▶ PROVIDED INFORMATION
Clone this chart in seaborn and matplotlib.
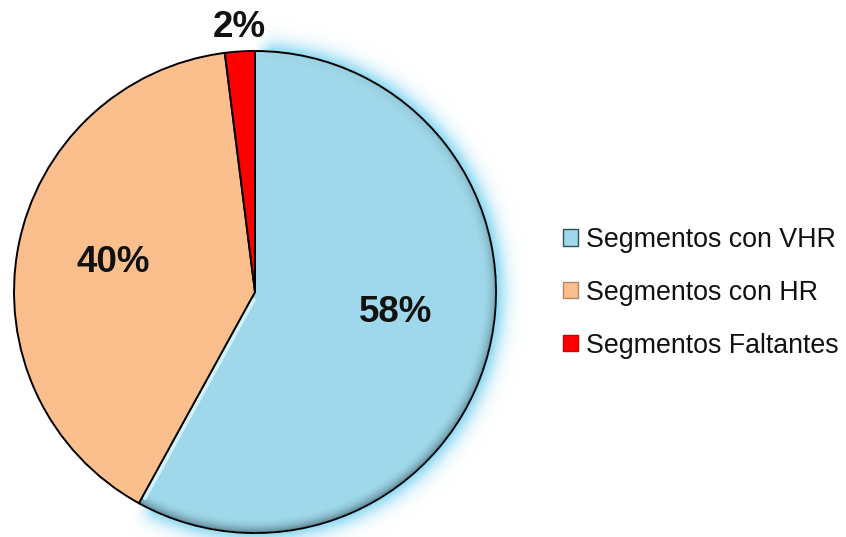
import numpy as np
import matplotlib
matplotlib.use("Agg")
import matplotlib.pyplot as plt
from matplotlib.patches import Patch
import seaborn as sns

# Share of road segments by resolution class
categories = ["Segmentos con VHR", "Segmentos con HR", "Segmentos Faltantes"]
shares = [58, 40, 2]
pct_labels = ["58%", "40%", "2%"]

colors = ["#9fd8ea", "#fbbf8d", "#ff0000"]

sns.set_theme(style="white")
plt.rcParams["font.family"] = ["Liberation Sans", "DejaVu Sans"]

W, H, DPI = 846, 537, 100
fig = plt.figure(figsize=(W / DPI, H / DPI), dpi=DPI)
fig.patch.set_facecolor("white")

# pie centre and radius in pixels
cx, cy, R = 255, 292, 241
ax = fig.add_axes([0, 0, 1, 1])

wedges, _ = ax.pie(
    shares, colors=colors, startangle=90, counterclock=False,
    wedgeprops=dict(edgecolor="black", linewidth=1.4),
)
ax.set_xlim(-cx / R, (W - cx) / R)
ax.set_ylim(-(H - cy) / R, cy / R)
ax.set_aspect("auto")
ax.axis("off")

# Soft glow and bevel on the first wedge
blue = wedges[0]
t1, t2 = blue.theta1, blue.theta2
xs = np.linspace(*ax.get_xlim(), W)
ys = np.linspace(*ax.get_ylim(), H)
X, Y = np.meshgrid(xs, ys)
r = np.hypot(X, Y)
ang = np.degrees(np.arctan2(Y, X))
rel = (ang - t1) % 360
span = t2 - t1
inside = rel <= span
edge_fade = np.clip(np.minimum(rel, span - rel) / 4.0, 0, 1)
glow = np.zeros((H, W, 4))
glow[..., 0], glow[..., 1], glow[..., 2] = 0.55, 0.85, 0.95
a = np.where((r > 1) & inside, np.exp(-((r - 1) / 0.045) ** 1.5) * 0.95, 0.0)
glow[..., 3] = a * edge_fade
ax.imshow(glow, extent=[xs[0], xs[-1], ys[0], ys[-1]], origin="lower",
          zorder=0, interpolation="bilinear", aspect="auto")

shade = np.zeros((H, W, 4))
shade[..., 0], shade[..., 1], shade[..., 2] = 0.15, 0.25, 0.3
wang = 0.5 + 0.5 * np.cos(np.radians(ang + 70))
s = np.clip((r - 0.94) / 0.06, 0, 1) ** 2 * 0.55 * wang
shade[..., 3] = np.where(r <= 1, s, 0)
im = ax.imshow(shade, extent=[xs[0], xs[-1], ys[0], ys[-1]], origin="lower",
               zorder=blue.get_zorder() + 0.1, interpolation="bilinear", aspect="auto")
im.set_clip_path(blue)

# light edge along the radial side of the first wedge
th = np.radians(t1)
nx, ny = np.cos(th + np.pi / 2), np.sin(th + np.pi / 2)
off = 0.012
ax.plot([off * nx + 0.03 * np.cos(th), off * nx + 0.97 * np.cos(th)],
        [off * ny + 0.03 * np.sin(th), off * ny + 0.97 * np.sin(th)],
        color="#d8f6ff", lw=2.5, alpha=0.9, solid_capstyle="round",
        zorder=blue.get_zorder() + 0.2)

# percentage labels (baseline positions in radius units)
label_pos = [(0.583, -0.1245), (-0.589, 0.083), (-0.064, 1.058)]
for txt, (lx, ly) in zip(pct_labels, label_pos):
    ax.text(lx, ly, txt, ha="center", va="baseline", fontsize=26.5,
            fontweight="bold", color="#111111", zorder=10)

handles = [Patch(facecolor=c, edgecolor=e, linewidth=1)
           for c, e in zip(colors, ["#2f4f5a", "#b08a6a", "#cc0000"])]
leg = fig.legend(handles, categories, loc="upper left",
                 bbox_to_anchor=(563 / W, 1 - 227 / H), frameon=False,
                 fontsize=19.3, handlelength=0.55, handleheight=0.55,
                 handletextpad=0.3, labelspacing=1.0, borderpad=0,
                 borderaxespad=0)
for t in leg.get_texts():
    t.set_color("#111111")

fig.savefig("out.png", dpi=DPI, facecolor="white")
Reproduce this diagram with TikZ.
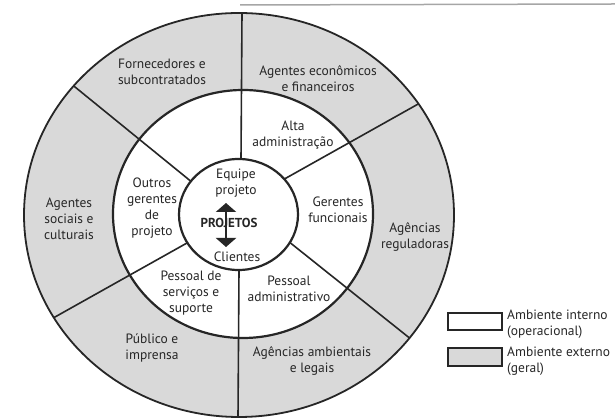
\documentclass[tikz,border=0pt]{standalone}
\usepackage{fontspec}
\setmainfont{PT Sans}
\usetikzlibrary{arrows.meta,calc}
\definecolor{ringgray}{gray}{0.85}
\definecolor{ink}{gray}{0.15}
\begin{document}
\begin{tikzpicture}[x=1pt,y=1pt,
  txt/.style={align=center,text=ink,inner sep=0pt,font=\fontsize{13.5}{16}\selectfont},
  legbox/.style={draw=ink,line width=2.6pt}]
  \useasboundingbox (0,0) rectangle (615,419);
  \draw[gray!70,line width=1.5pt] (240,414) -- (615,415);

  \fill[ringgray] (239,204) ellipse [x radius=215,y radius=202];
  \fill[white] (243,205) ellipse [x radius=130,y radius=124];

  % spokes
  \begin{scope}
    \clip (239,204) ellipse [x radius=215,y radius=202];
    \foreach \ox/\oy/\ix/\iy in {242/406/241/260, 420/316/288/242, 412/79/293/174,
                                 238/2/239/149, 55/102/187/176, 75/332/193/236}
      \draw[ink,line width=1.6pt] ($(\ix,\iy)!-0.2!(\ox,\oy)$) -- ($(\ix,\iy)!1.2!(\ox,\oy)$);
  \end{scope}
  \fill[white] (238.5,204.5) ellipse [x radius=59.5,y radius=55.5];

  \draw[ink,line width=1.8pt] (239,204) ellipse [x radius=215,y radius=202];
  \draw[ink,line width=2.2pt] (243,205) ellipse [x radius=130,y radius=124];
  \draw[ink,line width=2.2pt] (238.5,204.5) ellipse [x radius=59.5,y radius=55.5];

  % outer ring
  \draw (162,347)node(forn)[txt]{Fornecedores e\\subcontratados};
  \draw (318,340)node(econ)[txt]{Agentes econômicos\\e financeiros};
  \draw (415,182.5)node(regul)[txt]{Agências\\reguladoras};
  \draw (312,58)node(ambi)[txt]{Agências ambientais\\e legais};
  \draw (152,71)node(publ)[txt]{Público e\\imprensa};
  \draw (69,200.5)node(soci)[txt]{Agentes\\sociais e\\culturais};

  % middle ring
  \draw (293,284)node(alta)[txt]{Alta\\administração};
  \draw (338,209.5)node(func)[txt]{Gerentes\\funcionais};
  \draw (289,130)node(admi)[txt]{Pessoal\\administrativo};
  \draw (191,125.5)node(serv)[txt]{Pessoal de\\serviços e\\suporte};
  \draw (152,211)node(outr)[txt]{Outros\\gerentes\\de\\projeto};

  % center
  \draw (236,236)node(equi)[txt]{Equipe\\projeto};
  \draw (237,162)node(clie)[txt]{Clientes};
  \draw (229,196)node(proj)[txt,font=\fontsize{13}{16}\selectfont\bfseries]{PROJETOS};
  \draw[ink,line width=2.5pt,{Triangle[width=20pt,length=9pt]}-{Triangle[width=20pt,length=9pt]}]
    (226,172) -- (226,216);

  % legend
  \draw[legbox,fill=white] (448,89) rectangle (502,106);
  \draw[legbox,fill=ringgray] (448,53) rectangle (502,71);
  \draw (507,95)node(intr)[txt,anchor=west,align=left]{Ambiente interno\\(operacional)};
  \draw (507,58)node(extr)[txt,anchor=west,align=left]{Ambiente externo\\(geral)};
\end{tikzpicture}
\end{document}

▶ OBJECTIVE
Give again, exactly, the lines from the start of the data through the one holding "ax = fig.add_axes([0, 0, 1, 1])"; omit the pictures.

▶ WORKED SOLUTION
Clone this chart in seaborn and matplotlib.
import numpy as np
import matplotlib
matplotlib.use("Agg")
import matplotlib.pyplot as plt
from matplotlib.patches import Patch
import seaborn as sns

# Share of road segments by resolution class
categories = ["Segmentos con VHR", "Segmentos con HR", "Segmentos Faltantes"]
shares = [58, 40, 2]
pct_labels = ["58%", "40%", "2%"]

colors = ["#9fd8ea", "#fbbf8d", "#ff0000"]

sns.set_theme(style="white")
plt.rcParams["font.family"] = ["Liberation Sans", "DejaVu Sans"]

W, H, DPI = 846, 537, 100
fig = plt.figure(figsize=(W / DPI, H / DPI), dpi=DPI)
fig.patch.set_facecolor("white")

# pie centre and radius in pixels
cx, cy, R = 255, 292, 241
ax = fig.add_axes([0, 0, 1, 1])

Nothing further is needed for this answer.